* SHORT EXERCISE:
Copy exactly, and only, the lines below from the first through the one containing "const watermarkText = '2025", both included; pictures are omitted.

[Start]

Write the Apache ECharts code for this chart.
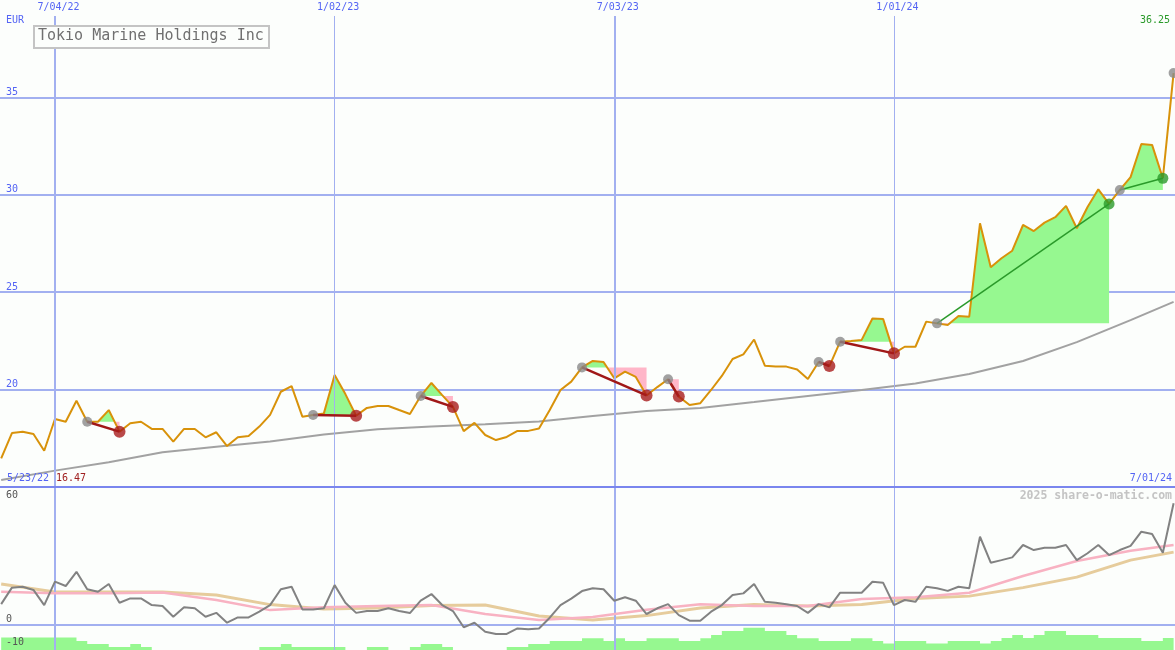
<!DOCTYPE html>
<html><head><meta charset="utf-8">
<script src="https://cdn.jsdelivr.net/npm/echarts@6/dist/echarts.min.js"></script>
<style>html,body{margin:0;padding:0;background:#fcfefc;}#c{width:1175px;height:650px;}</style>
</head><body><div id="c"></div>
<script>
// ---- data (weekly, week 0 = 7/04/22) ----
const startWeek = -5;
const dateTicks = [0, 26, 52, 78];
const dateLabels = ['7/04/22', '1/02/23', '7/03/23', '1/01/24'];
const firstDateLabel = '5/23/22';
const lastDateLabel = '7/01/24';
const priceTicks = [20, 25, 30, 35];
const oscTicksLow = [0, -10];
const oscTicksHigh = [60];
const titleText = 'Tokio Marine Holdings Inc';
const currencyText = 'EUR';
const watermarkText = '2025 share-o-matic.com';

const price = [
  16.47,17.77,17.84,17.72,16.86, 18.49,18.35,19.43,18.35,18.35,
  18.95,17.84,18.27,18.35,17.98, 17.98,17.33,17.98,17.98,17.55,
  17.81,17.10,17.55,17.62,18.10, 18.70,19.89,20.18,18.61,18.70,
  18.78,20.75,19.77,18.66,19.06, 19.16,19.16,18.95,18.75,19.67,
  20.34,19.72,19.11,17.87,18.29, 17.67,17.41,17.57,17.88,17.88,
  18.00,18.95,19.98,20.41,21.14, 21.47,21.42,20.58,20.92,20.65,
  19.70,20.13,20.53,19.64,19.21, 19.30,19.98,20.70,21.57,21.81,
  22.57,21.23,21.18,21.18,21.03, 20.54,21.42,21.21,22.46,22.50,
  22.55,23.65,23.62,21.86,22.20, 22.20,23.49,23.40,23.32,23.78,
  23.74,28.54,26.28,26.74,27.13, 28.45,28.14,28.57,28.85,29.43,
  28.28,29.37,30.28,29.53,30.25, 30.91,32.61,32.56,30.85,36.25
];
const smoothWeeks = [-5,0,5,10,15,20,25,30,35,40,45,50,55,60,65,70,75,80,85,90,95,100,104];
const priceMA = [15.36,15.84,16.27,16.78,17.07,17.33,17.70,17.96,18.10,18.22,18.36,18.64,18.90,19.06,19.36,19.67,19.98,20.31,20.80,21.47,22.44,23.57,24.50];

const osc = [
  8.9,16.1,16.5,15.1,8.5, 18.7,16.8,23.0,15.4,14.3,
  17.7,9.5,11.4,11.4,8.5, 8.1,3.4,7.5,7.1,3.4,
  5.1,0.8,3.1,3.1,5.6, 8.5,15.4,16.5,6.6,6.6,
  7.1,17.2,9.5,5.1,5.9, 5.9,7.1,5.9,5.0,10.4,
  13.3,8.5,5.9,-1.2,0.8, -3.1,-4.1,-4.1,-1.7,-2.1,
  -1.7,3.0,8.5,11.3,14.6, 15.8,15.4,10.4,11.9,10.4,
  4.6,7.1,8.9,4.1,1.7, 1.7,5.6,8.5,12.9,13.6,
  17.7,9.9,9.5,8.9,8.1, 5.1,8.9,7.5,13.9,13.9,
  13.9,18.7,18.2,8.5,10.7, 9.9,16.5,15.8,14.7,16.5,
  15.8,38.3,27.0,28.1,29.3, 34.7,32.5,33.5,33.5,34.7,
  28.1,31.1,34.7,30.3,32.5, 34.3,40.5,39.5,31.3,52.9
];
const oscPink = [14.3,13.6,13.7,14.0,10.7,6.3,7.6,8.1,8.5,4.6,2.0,3.3,6.5,8.9,8.1,8.1,11.1,11.9,13.9,21.2,27.7,32.2,34.7];
const oscTan  = [17.7,14.2,14.2,14.2,12.9,8.7,6.8,7.2,8.3,8.5,3.7,2.0,3.9,7.2,8.7,8.1,8.7,11.4,12.4,16.1,20.7,28.1,31.6];

const histo = [
  5.5,5.5,5.5,5.5,5.5, 5.5,5.5,3.9,2.6,2.6,
  1.3,1.3,2.6,1.3,0, 0,0,0,0,0,
  0,0,0,0,1.3, 1.3,2.6,1.3,1.3,1.3,
  1.3,1.3,0,0,1.3, 1.3,0,0,1.3,2.6,
  2.6,1.3,0,0,0, 0,0,1.3,1.3,2.6,
  2.6,3.9,3.9,3.9,5.1, 5.1,3.9,5.1,3.9,3.9,
  5.1,5.1,5.1,3.9,3.9, 5.1,6.5,8.3,8.3,9.7,
  9.7,8.3,8.3,6.5,5.1, 5.1,3.9,3.9,3.9,5.1,
  5.1,3.9,2.8,3.9,3.9, 3.9,2.8,2.8,3.9,3.9,
  3.9,2.8,3.9,5.2,6.5, 5.2,6.5,8.3,8.3,6.5,
  6.5,6.5,5.2,5.2,5.2, 5.2,3.9,3.9,5.2,5.2
];
// signal segments [start week, end week]
const segments = [[3,6],[24,28],[34,37],[49,55],[57,58],[71,72],[73,78],[82,98],[99,103]];
const openSignals = [104];

// ---- helpers ----
const X_MIN = -5.11, X_MAX = 104.13;
const P = w => price[w - startWeek];
const weekOf = i => startWeek + i;
const pairs = (arr) => arr.map((v, i) => [weekOf(i), v]);
const smoothPairs = (arr) => arr.map((v, i) => [smoothWeeks[i], v]);

function buildFills() {
  const out = [];
  segments.forEach(([s, e]) => {
    const base = P(s);
    let run = [[s, P(s)]];
    let sign = 0;
    for (let w = s; w < e; w++) {
      const a = P(w) - base, b = P(w + 1) - base;
      if (sign === 0 && a !== 0) sign = Math.sign(a);
      if (a * b < 0) {
        const xc = w + a / (a - b);
        run.push([xc, base]);
        out.push({ sign: Math.sign(a), base, pts: run });
        run = [[xc, base]];
        sign = Math.sign(b);
      }
      run.push([w + 1, P(w + 1)]);
      if (sign === 0 && b !== 0) sign = Math.sign(b);
    }
    out.push({ sign, base, pts: run });
  });
  return out.filter(f => f.sign !== 0).map(f => {
    const pts = f.pts.slice();
    pts.push([pts[pts.length - 1][0], f.base]);
    pts.push([pts[0][0], f.base]);
    return { sign: f.sign, pts };
  });
}
const fills = buildFills();

const grayPts = segments.map(([s]) => [s, P(s)]).concat(openSignals.map(w => [w, P(w)]));
const redPts = segments.filter(([s, e]) => P(e) < P(s)).map(([s, e]) => [e, P(e)]);
const greenPts = segments.filter(([s, e]) => P(e) >= P(s)).map(([s, e]) => [e, P(e)]);

const MONO = 'DejaVu Sans Mono';
const BLUE = '#5464f4';
const GRID = '#a2b0f0';

const chart = echarts.init(document.getElementById('c'), null, { renderer: 'canvas' });
chart.setOption({
  backgroundColor: '#fcfefc',
  animation: false,
  grid: [
    { left: 0, right: 0, top: 0, height: 487 },
    { left: 0, right: 0, top: 487, bottom: 0 }
  ],
  xAxis: [
    { gridIndex: 0, type: 'value', min: X_MIN, max: X_MAX, position: 'top',
      axisLine: { show: false, onZero: false }, axisTick: { show: false }, splitLine: { show: false },
      axisLabel: { inside: true, customValues: dateTicks, margin: 2, padding: [0, 0, 0, 7],
        formatter: v => { const k = dateTicks.indexOf(v); return k >= 0 ? dateLabels[k] : ''; },
        color: BLUE, fontFamily: MONO, fontSize: 10 } },
    { gridIndex: 0, type: 'value', min: X_MIN, max: X_MAX, position: 'bottom', z: 20,
      axisLine: { show: true, onZero: false, lineStyle: { color: '#7a86ee', width: 2 } },
      axisTick: { show: false }, axisLabel: { show: false }, splitLine: { show: false } },
    { gridIndex: 1, type: 'value', min: X_MIN, max: X_MAX, show: false }
  ],
  yAxis: [
    { gridIndex: 0, type: 'value', min: 15, max: 40, interval: 5,
      axisLine: { show: false }, axisTick: { show: false },
      splitLine: { lineStyle: { color: ['rgba(0,0,0,0)', GRID, GRID, GRID, GRID, 'rgba(0,0,0,0)'], width: 2 } },
      axisLabel: { inside: true, customValues: priceTicks, margin: 6, verticalAlign: 'bottom',
        color: BLUE, fontFamily: MONO, fontSize: 10 } },
    { gridIndex: 1, type: 'value', min: -11.1, max: 60, position: 'left', z: 20,
      axisLine: { show: false }, axisTick: { show: false }, splitLine: { show: false },
      axisLabel: { inside: true, customValues: oscTicksLow, margin: 6, verticalAlign: 'bottom',
        color: '#555', fontFamily: MONO, fontSize: 10 } },
    { gridIndex: 1, type: 'value', min: -11.1, max: 60, position: 'left', z: 20,
      axisLine: { show: false }, axisTick: { show: false }, splitLine: { show: false },
      axisLabel: { inside: true, customValues: oscTicksHigh, margin: 6, verticalAlign: 'top',
        color: '#555', fontFamily: MONO, fontSize: 10, padding: [3, 0, 0, 0] } },
    { gridIndex: 1, type: 'value', min: 0, max: 71.1, show: false }
  ],
  graphic: [
    { type: 'rect', left: 33, top: 25, shape: { width: 235, height: 22 },
      style: { fill: '#fcfefc', stroke: '#c4c4c4', lineWidth: 2 }, z: 100 },
    { type: 'text', left: 38, top: 29, z: 101,
      style: { text: titleText, fill: '#707070', font: '15px "DejaVu Sans Mono"' } },
    { type: 'text', left: 6, top: 15, z: 101,
      style: { text: currencyText, fill: BLUE, font: '10px "DejaVu Sans Mono"' } },
    { type: 'text', right: 5, top: 15, z: 101,
      style: { text: price[price.length - 1].toFixed(2), fill: '#2a9a2a', font: '10px "DejaVu Sans Mono"' } },
    { type: 'text', left: 7, top: 473, z: 101,
      style: { text: firstDateLabel, fill: BLUE, font: '10px "DejaVu Sans Mono"' } },
    { type: 'text', left: 56, top: 473, z: 101,
      style: { text: price[0].toFixed(2), fill: '#a02020', font: '10px "DejaVu Sans Mono"' } },
    { type: 'text', right: 3, top: 473, z: 101,
      style: { text: lastDateLabel, fill: BLUE, font: '10px "DejaVu Sans Mono"' } },
    { type: 'text', right: 3, top: 490, z: 101,
      style: { text: watermarkText, fill: '#c4c4c4', font: 'bold 11.5px "DejaVu Sans Mono"' } }
  ],
  series: [
    // vertical date lines, top panel
    { type: 'line', xAxisIndex: 0, yAxisIndex: 0, data: [], z: 1, silent: true,
      markLine: { silent: true, symbol: ['none', 'none'], label: { show: false }, animation: false,
        data: dateTicks.map((w, i) => [
          { coord: [w, 39.18], lineStyle: { color: GRID, width: i % 2 === 0 ? 2 : 1, type: 'solid' } },
          { coord: [w, 15] }]) } },
    // bottom panel histogram
    { type: 'line', xAxisIndex: 2, yAxisIndex: 3, z: 2, data: pairs(histo), step: 'end', symbol: 'none',
      lineStyle: { width: 0 }, areaStyle: { color: '#96f890', opacity: 1, origin: 'start' } },
    // vertical date lines + zero line, bottom panel (above the histogram)
    { type: 'line', xAxisIndex: 2, yAxisIndex: 1, data: [], z: 3, silent: true,
      markLine: { silent: true, symbol: ['none', 'none'], label: { show: false }, animation: false,
        data: dateTicks.map((w, i) => [
          { coord: [w, 60], lineStyle: { color: GRID, width: i % 2 === 0 ? 2 : 1, type: 'solid' } },
          { coord: [w, -11.1] }]).concat([
          [{ coord: [X_MIN, 0], lineStyle: { color: GRID, width: 2, type: 'solid' } }, { coord: [X_MAX, 0] }]]) } },
    // green / pink signal fills
    { type: 'custom', xAxisIndex: 0, yAxisIndex: 0, z: 2, silent: true, data: [[0, 20]],
      renderItem: (params, api) => ({ type: 'group', children: fills.map(f => ({
        type: 'polygon', shape: { points: f.pts.map(p => api.coord(p)) },
        style: { fill: f.sign > 0 ? '#96f890' : '#ffb6c8' } })) }) },
    // moving average
    { type: 'line', xAxisIndex: 0, yAxisIndex: 0, z: 3, data: smoothPairs(priceMA), symbol: 'none',
      lineStyle: { color: '#a2a2a2', width: 2 } },
    // price
    { type: 'line', xAxisIndex: 0, yAxisIndex: 0, z: 4, data: pairs(price), symbol: 'none',
      lineStyle: { color: '#d8920a', width: 2 } },
    // signal connectors
    { type: 'custom', xAxisIndex: 0, yAxisIndex: 0, z: 5, silent: true, data: [[0, 20]],
      renderItem: (params, api) => ({ type: 'group', children: segments.map(([s, e]) => {
        const a = api.coord([s, P(s)]), b = api.coord([e, P(e)]); const up = P(e) >= P(s);
        return { type: 'line', shape: { x1: a[0], y1: a[1], x2: b[0], y2: b[1] },
          style: { stroke: up ? '#2a9a2a' : '#a01818', lineWidth: up ? 1.5 : 2.5 } }; }) }) },
    { type: 'scatter', xAxisIndex: 0, yAxisIndex: 0, z: 6, data: grayPts, symbolSize: 10,
      itemStyle: { color: '#8a8a8a' } },
    { type: 'scatter', xAxisIndex: 0, yAxisIndex: 0, z: 6, data: redPts, symbolSize: 12,
      itemStyle: { color: '#a81c1c' } },
    { type: 'scatter', xAxisIndex: 0, yAxisIndex: 0, z: 6, data: greenPts, symbolSize: 11,
      itemStyle: { color: '#2a9a2a' } },
    // bottom panel indicator lines
    { type: 'line', xAxisIndex: 2, yAxisIndex: 1, z: 4, data: smoothPairs(oscTan), symbol: 'none',
      lineStyle: { color: '#e6cc9c', width: 3 } },
    { type: 'line', xAxisIndex: 2, yAxisIndex: 1, z: 5, data: smoothPairs(oscPink), symbol: 'none',
      lineStyle: { color: '#f8b2c2', width: 2.5 } },
    { type: 'line', xAxisIndex: 2, yAxisIndex: 1, z: 6, data: pairs(osc), symbol: 'none',
      lineStyle: { color: '#828282', width: 2 } }
  ]
});
</script>
</body></html>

[End]

* RESULT FOR THIS TASK:
Write the Apache ECharts code for this chart.
<!DOCTYPE html>
<html><head><meta charset="utf-8">
<script src="https://cdn.jsdelivr.net/npm/echarts@6/dist/echarts.min.js"></script>
<style>html,body{margin:0;padding:0;background:#fcfefc;}#c{width:1175px;height:650px;}</style>
</head><body><div id="c"></div>
<script>
// ---- data (weekly, week 0 = 7/04/22) ----
const startWeek = -5;
const dateTicks = [0, 26, 52, 78];
const dateLabels = ['7/04/22', '1/02/23', '7/03/23', '1/01/24'];
const firstDateLabel = '5/23/22';
const lastDateLabel = '7/01/24';
const priceTicks = [20, 25, 30, 35];
const oscTicksLow = [0, -10];
const oscTicksHigh = [60];
const titleText = 'Tokio Marine Holdings Inc';
const currencyText = 'EUR';
const watermarkText = '2025 share-o-matic.com';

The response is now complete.